Le 12 septembre, au lendemain de l'attaque de l'ambassade israélienne du Caire, qu'elle a retransmis en direct, la chaîne Al-Jazeera Live Egypt (affiliée à la maison mère qatarie) est investie par des officiels, du matériel est saisi et un membre de l'équipe arrêté, au prétexte d'un défaut de permis, demandé par la chaîne depuis plusieurs mois. La transmission cesse, puis reprend, mais un raid identique a lieu à la fin du même mois… On TV, la chaîne qui appartient au magnat des télécoms Naguib Sawiris, a reçu des menaces en ce sens, la licence accordée ne correspondraient pas, soi-disant, aux programmes diffusés. Plus qu'un défaut de paperasserie, c'est la couverture de l'actualité par ces chaînes qui semble gêner.
Nouvelles stars
La plupart du temps, les poursuites sont abandonnées après convocations, interrogatoires ou procès. Le blogueur Maikel Nabil est emprisonné depuis la fin mars pour avoir publié des posts contre l'armée. De même Alaa Abdel Fattah, un des pionniers de la blogosphère égyptienne, est détenu depuis fin octobre. Son cas a été transféré à une cour civile, mais il doit désormais répondre des chefs d'accusation de «terrorisme» et de «meurtre». Tous les deux accusaient l'armée de diverses exactions.

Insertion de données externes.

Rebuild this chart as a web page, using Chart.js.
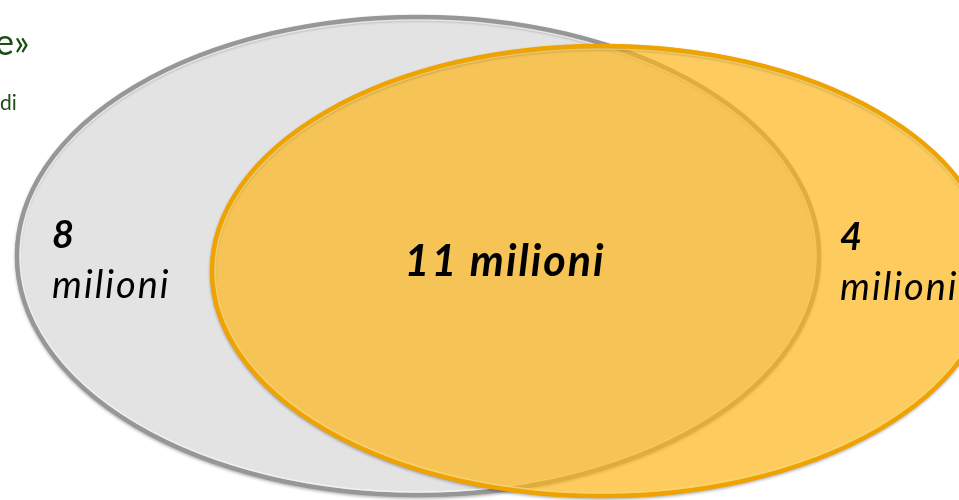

Pourtant, quelque chose a bel et bien changé. Longtemps dédaignés par un public avide de feuilletons et de variétés, les talk-shows et programmes politiques sont plébiscités par les Égyptiens. Pour Sherihan El Etreby, d'Ipsos: «C'est une tendance qui était très forte après la révolution. Puis l'audience a un peu baissé, mais elle remonte dès que l'actualité le justifie.» Certains présentateurs sont devenus de véritables stars en raison de leur ténacité et il est difficile de les faire taire. Yousri Fouda est l'un d'entre eux. Empêché d'inviter l'écrivain Alaa Al Aswany, dans son programme Akher Kalam (Le Dernier Mot), qui s'annonçait très critique envers l'armée, il décide de suspendre ce dernier et fait état de pressions diverses sur lui et sa chaîne On TV. Trois semaines plus tard, il est de retour, après avoir posé ses conditions: l'émission a lieu sur le sujet programmé et avec les invités prévus au départ. Cette fois-ci c'est le journaliste qui a eu le dernier mot.